A Level 3 qualification in Solar PV Installation is ideal for experienced electrical engineers who want to expand into this evolving and lucrative area. An LCL Awards course provides the knowledge and practical skills to safely design, install and maintain solar energy systems and apply for MCS certification – a must for small-scale renewables installers.

Electrical energy storage – the future?

Energy storage is an emerging market that has seen rapid growth in recent years. It offers great potential for both small-scale residential systems and at grid level, playing a vital role in smart energy management.  

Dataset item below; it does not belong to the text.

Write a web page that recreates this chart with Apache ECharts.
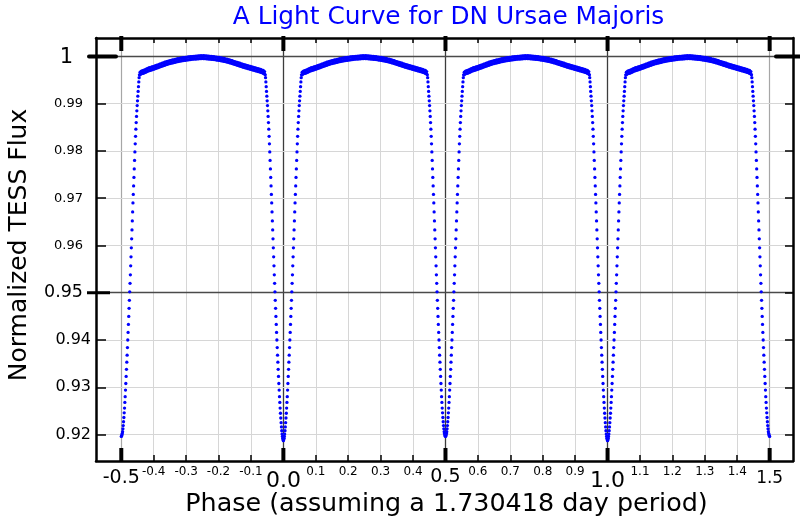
<!DOCTYPE html>
<html>
<head>
<meta charset="utf-8">
<script src="https://cdn.jsdelivr.net/npm/echarts@6/dist/echarts.min.js"></script>
<style>html,body{margin:0;padding:0;background:#fff}#chart{width:800px;height:520px}</style>
</head>
<body>
<div id="chart"></div>
<script>
// ---------------- data ----------------
const titleText = 'A Light Curve for DN Ursae Majoris';
const xName = 'Phase (assuming a 1.730418 day period)';
const yName = 'Normalized TESS Flux';

const xTickValues = [-0.5,-0.4,-0.3,-0.2,-0.1,0.0,0.1,0.2,0.3,0.4,0.5,0.6,0.7,0.8,0.9,1.0,1.1,1.2,1.3,1.4,1.5];
const xTickLabels = ['-0.5','-0.4','-0.3','-0.2','-0.1','0.0','0.1','0.2','0.3','0.4','0.5','0.6','0.7','0.8','0.9','1.0','1.1','1.2','1.3','1.4','1.5'];
const xMajorTicks = [-0.5, 0.0, 0.5, 1.0, 1.5];
const xDarkGrid = [0.0, 0.5, 1.0];
const yTickValues = [0.92,0.93,0.94,0.95,0.96,0.97,0.98,0.99,1.0];
const yTickLabels = ['0.92','0.93','0.94','0.95','0.96','0.97','0.98','0.99','1'];
const yMajorTicks = [0.95, 1.0];

// eclipse profile: flux at distance (phase) from eclipse centre
const eclipseOffset = [0.000,0.001,0.002,0.003,0.004,0.005,0.006,0.007,0.008,0.009,
  0.010,0.011,0.012,0.013,0.014,0.015,0.016,0.017,0.018,0.019,
  0.020,0.021,0.022,0.023,0.024,0.025,0.026,0.027,0.028,0.029,
  0.030,0.031,0.032,0.033,0.034,0.035,0.036,0.037,0.038,0.039,
  0.040,0.041,0.042,0.043,0.044,0.045,0.046,0.047,0.048,0.049,
  0.050,0.051,0.052,0.053,0.054,0.055,0.056];
const primaryFlux = [0.9187,0.9189,0.9192,0.9196,0.9201,0.9208,0.9216,0.9225,0.9235,0.9245,
  0.9256,0.9268,0.9280,0.9294,0.9308,0.9323,0.9338,0.9353,0.9368,0.9384,
  0.9400,0.9416,0.9433,0.9450,0.9467,0.9484,0.9502,0.9520,0.9538,0.9557,
  0.9576,0.9595,0.9614,0.9633,0.9652,0.9671,0.9690,0.9708,0.9726,0.9744,
  0.9762,0.9780,0.9798,0.9815,0.9831,0.9846,0.9860,0.9873,0.9885,0.9896,
  0.9906,0.9916,0.9926,0.9936,0.9946,0.9955,0.9961];
const secondaryFlux = [0.9196,0.9197,0.9199,0.9202,0.9206,0.9212,0.9219,0.9227,0.9236,0.9246,
  0.9256,0.9268,0.9280,0.9294,0.9308,0.9323,0.9338,0.9353,0.9368,0.9384,
  0.9400,0.9416,0.9433,0.9450,0.9467,0.9484,0.9502,0.9520,0.9538,0.9557,
  0.9576,0.9595,0.9614,0.9633,0.9652,0.9671,0.9690,0.9708,0.9726,0.9744,
  0.9762,0.9780,0.9798,0.9815,0.9831,0.9846,0.9860,0.9873,0.9885,0.9896,
  0.9906,0.9916,0.9926,0.9936,0.9946,0.9955,0.9961];
const primaryCenters = [0.0, 1.0];
const secondaryCenters = [-0.5, 0.5, 1.5];

// out-of-eclipse dome (phase after an eclipse), upper and lower edge of the scatter band
const domePhase = [0.058,0.062,0.066,0.070,0.074,0.078,0.082,0.086,0.090,0.094,
  0.098,0.102,0.106,0.110,0.114,0.118,0.122,0.126,0.130,0.134,
  0.138,0.142,0.146,0.150,0.154,0.158,0.162,0.166,0.170,0.174,
  0.178,0.182,0.186,0.190,0.194,0.198,0.202,0.206,0.210,0.214,
  0.218,0.222,0.226,0.230,0.234,0.238,0.242,0.246,0.250,0.254,
  0.258,0.262,0.266,0.270,0.274,0.278,0.282,0.286,0.290,0.294,
  0.298,0.302,0.306,0.310,0.314,0.318,0.322,0.326,0.330,0.334,
  0.338,0.342,0.346,0.350,0.354,0.358,0.362,0.366,0.370,0.374,
  0.378,0.382,0.386,0.390,0.394,0.398,0.402,0.406,0.410,0.414,
  0.418,0.422,0.426,0.430,0.434,0.438,0.442];
const domeUpper = [0.99665,0.99688,0.99697,0.99712,0.99720,0.99736,0.99748,0.99762,0.99763,0.99778,
  0.99783,0.99797,0.99803,0.99818,0.99822,0.99837,0.99842,0.99858,0.99862,0.99877,
  0.99882,0.99896,0.99901,0.99912,0.99914,0.99925,0.99927,0.99938,0.99940,0.99951,
  0.99953,0.99963,0.99964,0.99973,0.99973,0.99981,0.99981,0.99989,0.99989,0.99997,
  0.99996,1.00003,1.00002,1.00008,1.00006,1.00012,1.00010,1.00015,1.00012,1.00015,
  1.00010,1.00012,1.00006,1.00008,1.00001,1.00002,0.99995,0.99995,0.99987,0.99987,
  0.99979,0.99978,0.99969,0.99968,0.99958,0.99956,0.99945,0.99942,0.99930,0.99926,
  0.99914,0.99910,0.99897,0.99892,0.99879,0.99874,0.99861,0.99856,0.99843,0.99838,
  0.99825,0.99821,0.99809,0.99805,0.99793,0.99789,0.99777,0.99773,0.99761,0.99757,
  0.99745,0.99741,0.99729,0.99725,0.99711,0.99703,0.99680];
const domeLower = [0.99612,0.99633,0.99641,0.99648,0.99661,0.99675,0.99689,0.99698,0.99707,0.99714,
  0.99727,0.99734,0.99746,0.99753,0.99766,0.99774,0.99786,0.99793,0.99806,0.99813,
  0.99826,0.99834,0.99845,0.99849,0.99858,0.99863,0.99872,0.99876,0.99885,0.99889,
  0.99898,0.99901,0.99909,0.99911,0.99918,0.99919,0.99926,0.99927,0.99934,0.99935,
  0.99941,0.99941,0.99947,0.99946,0.99951,0.99950,0.99955,0.99953,0.99957,0.99953,
  0.99955,0.99950,0.99951,0.99946,0.99946,0.99940,0.99940,0.99933,0.99932,0.99925,
  0.99924,0.99916,0.99914,0.99906,0.99903,0.99894,0.99890,0.99880,0.99875,0.99864,
  0.99859,0.99848,0.99842,0.99830,0.99824,0.99812,0.99806,0.99794,0.99788,0.99776,
  0.99770,0.99759,0.99754,0.99743,0.99738,0.99727,0.99722,0.99711,0.99706,0.99695,
  0.99690,0.99679,0.99674,0.99663,0.99656,0.99641,0.99628];
const domeStarts = [-0.5, 0.0, 0.5, 1.0];

// ---------------- build the point table ----------------
const points = [];
function addEclipse(c, flux) {
  for (let i = 0; i < eclipseOffset.length; i++) {
    const o = eclipseOffset[i], f = flux[i];
    if (c - o >= -0.5 - 1e-9) points.push([c - o, f]);
    if (o > 0 && c + o <= 1.5 + 1e-9) points.push([c + o, f]);
  }
}
primaryCenters.forEach(c => addEclipse(c, primaryFlux));
secondaryCenters.forEach(c => addEclipse(c, secondaryFlux));
domeStarts.forEach(s => {
  const n = Math.min(domePhase.length, domeUpper.length, domeLower.length);
  for (let i = 0; i < n; i++) {
    points.push([s + domePhase[i], domeUpper[i]]);
    points.push([s + domePhase[i], domeLower[i]]);
  }
});

// ---------------- styling ----------------
const FONT = '"DejaVu Sans", Verdana, sans-serif';
function idx(arr, v) { for (let i = 0; i < arr.length; i++) if (Math.abs(arr[i] - v) < 1e-6) return i; return -1; }
const xLabelStyle = {'-0.5': 'a', '0.0': 'b', '0.5': 'c', '1.0': 'b', '1.5': 'd'};
const yLabelStyle = {'1': 'o', '0.95': 'm', '0.94': 't', '0.93': 't', '0.92': 't'};

const XMIN = -0.578, XMAX = 1.572, YMIN = 0.9144, YMAX = 1.0039;

const gridLines = [];
xTickValues.forEach(v => {
  let color = '#d6d6d6', width = 1;
  if (idx(xDarkGrid, v) >= 0) { color = '#3c3c3c'; width = 1.3; }
  else if (idx(xMajorTicks, v) >= 0) { color = '#a6a6a6'; width = 1.2; }
  gridLines.push({xAxis: v, lineStyle: {color: color, width: width, type: 'solid'}});
});
yTickValues.forEach(v => {
  let color = '#d6d6d6', width = 1;
  if (idx(yMajorTicks, v) >= 0) { color = '#4a4a4a'; width = 1.3; }
  gridLines.push({yAxis: v, lineStyle: {color: color, width: width, type: 'solid'}});
});

const off = {show: false};
const frame = {show: true, onZero: false, lineStyle: {color: '#000', width: 2.5}};
function tick(values, len) {
  return {show: true, inside: true, length: len, customValues: values,
    lineStyle: {color: '#000', width: 1.5}};
}

const texts = [
  {type: 'text', id: 'title', x: 448.5, y: 17.5, z: 20,
    style: {text: titleText, fill: '#0000ff', font: '24.8px ' + FONT,
      align: 'center', verticalAlign: 'middle', textAlign: 'center', textVerticalAlign: 'middle'}},
  {type: 'text', id: 'xname', x: 446.5, y: 504.5, z: 20,
    style: {text: xName, fill: '#000', font: '25.4px ' + FONT,
      align: 'center', verticalAlign: 'middle', textAlign: 'center', textVerticalAlign: 'middle'}},
  {type: 'text', id: 'yname', x: 19.5, y: 245, rotation: Math.PI / 2, z: 20,
    style: {text: yName, fill: '#000', font: '25px ' + FONT,
      align: 'center', verticalAlign: 'middle', textAlign: 'center', textVerticalAlign: 'middle'}}
];

const chart = echarts.init(document.getElementById('chart'), null, {renderer: 'canvas'});
chart.setOption({
  animation: false,
  backgroundColor: '#ffffff',
  grid: {left: 96, right: 7, top: 38, bottom: 59, containLabel: false, outerBoundsMode: 'none'},
  graphic: {elements: texts},
  xAxis: [
    {type: 'value', min: XMIN, max: XMAX, position: 'bottom', z: 10, splitLine: off,
      axisLine: frame, axisTick: tick(xTickValues, 6),
      axisLabel: {show: true, margin: 5, customValues: xTickValues, color: '#000', fontFamily: FONT,
        formatter: function (v) {
          const i = idx(xTickValues, v); if (i < 0) return '';
          const t = xTickLabels[i]; return '{' + (xLabelStyle[t] || 'n') + '|' + t + '}';
        },
        rich: {
          n: {fontSize: 12, fontFamily: FONT, color: '#000'},
          a: {fontSize: 19, fontFamily: FONT, color: '#000', padding: [3, 0, 0, 0]},
          b: {fontSize: 22, fontFamily: FONT, color: '#000', padding: [4, 0, 0, 0]},
          c: {fontSize: 19, fontFamily: FONT, color: '#000', padding: [2, 0, 0, 0]},
          d: {fontSize: 17, fontFamily: FONT, color: '#000', padding: [4, 0, 0, 0]}
        }}},
    {type: 'value', min: XMIN, max: XMAX, position: 'top', z: 10, splitLine: off,
      axisLine: frame, axisTick: tick(xTickValues, 5), axisLabel: off}
  ],
  yAxis: [
    {type: 'value', min: YMIN, max: YMAX, position: 'left', z: 10, splitLine: off,
      axisLine: frame, axisTick: tick(yTickValues, 10),
      axisLabel: {show: true, margin: 5, customValues: yTickValues, color: '#000', fontFamily: FONT,
        formatter: function (v) {
          const i = idx(yTickValues, v); if (i < 0) return '';
          const t = yTickLabels[i]; return '{' + (yLabelStyle[t] || 's') + '|' + t + '}';
        },
        rich: {
          s: {fontSize: 13, fontFamily: FONT, color: '#000', padding: [0, 8, 0, 0]},
          t: {fontSize: 16, fontFamily: FONT, color: '#000', padding: [0, 0, 0, 0]},
          m: {fontSize: 17.5, fontFamily: FONT, color: '#000', padding: [0, 8, 0, 0]},
          o: {fontSize: 21, fontFamily: FONT, color: '#000', padding: [3, 18, 0, 0]}
        }}},
    {type: 'value', min: YMIN, max: YMAX, position: 'right', z: 10, splitLine: off,
      axisLine: frame, axisTick: tick(yTickValues, 8), axisLabel: off}
  ],
  series: [
    {type: 'line', xAxisIndex: 0, yAxisIndex: 0, data: [], z: 1, silent: true,
      markLine: {silent: true, symbol: 'none', animation: false, z: 1,
        label: {show: false}, emphasis: {disabled: true}, data: gridLines}},
    {type: 'scatter', xAxisIndex: 0, yAxisIndex: 0, data: points, z: 3, silent: true,
      symbol: 'circle', symbolSize: 3.3, large: false, progressive: 0,
      itemStyle: {color: '#0000ff', opacity: 1}}
  ]
});

// thick major ticks, placed through the chart's own axis scales
const px = v => chart.convertToPixel({xAxisIndex: 0}, v);
const py = v => chart.convertToPixel({yAxisIndex: 0}, v);
const L = px(XMIN), R = px(XMAX), T = py(YMAX), B = py(YMIN);
const tickEls = [];
function seg(id, x1, y1, x2, y2, w, cap) {
  tickEls.push({type: 'line', id: id, z: 30, silent: true,
    shape: {x1: x1, y1: y1, x2: x2, y2: y2},
    style: {stroke: '#000', lineWidth: w, lineCap: cap || 'butt'}});
}
xMajorTicks.forEach((v, i) => {
  const x = px(v);
  seg('tb' + i, x, B, x, B - 13, 4);
  seg('tt' + i, x, T - 2, x, T + 13, 4);
});
seg('yl1', L - 7, py(1.0), L + 20, py(1.0), 4, 'round');
seg('yl95', L - 9, py(0.95), L + 14, py(0.95), 3);
seg('yr1', R - 17, py(1.0), R + 7, py(1.0), 4, 'round');
chart.setOption({graphic: {elements: texts.concat(tickEls)}});
</script>
</body>
</html>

Residential electrical energy storage systems (EESS) are gaining momentum in Germany, where around 270,000 households are reaping the benefits of solar panels and battery storage. In 2020, around 70% of solar PV installations in Germany included EESS.

For climate-conscious consumers who have already invested in renewable systems, battery storage offers the potential to become more self-sufficient, using all the electricity they generate, while in many cases retaining Feed-in Tariff (FiT) payments. 

Last year, GTEC launched one of the first Level 3 EESS qualifications covering all the key requirements for the installation of EESS, including identification of equipment, arrangements and operating modes, design, installation, initial verification and handover. Candidates will benefit from the latest thinking around battery storage technology, enabling them to design more efficient renewable energy systems that reduce reliance on the grid and reduce energy bills.

We are moving towards a low-carbon society that relies on electricity for all its basic needs – from heating to transport and industry. By thinking outside the box and embracing new technologies and training, electricians have the opportunity to build an exciting business that is well placed to prosper in the low-carbon society.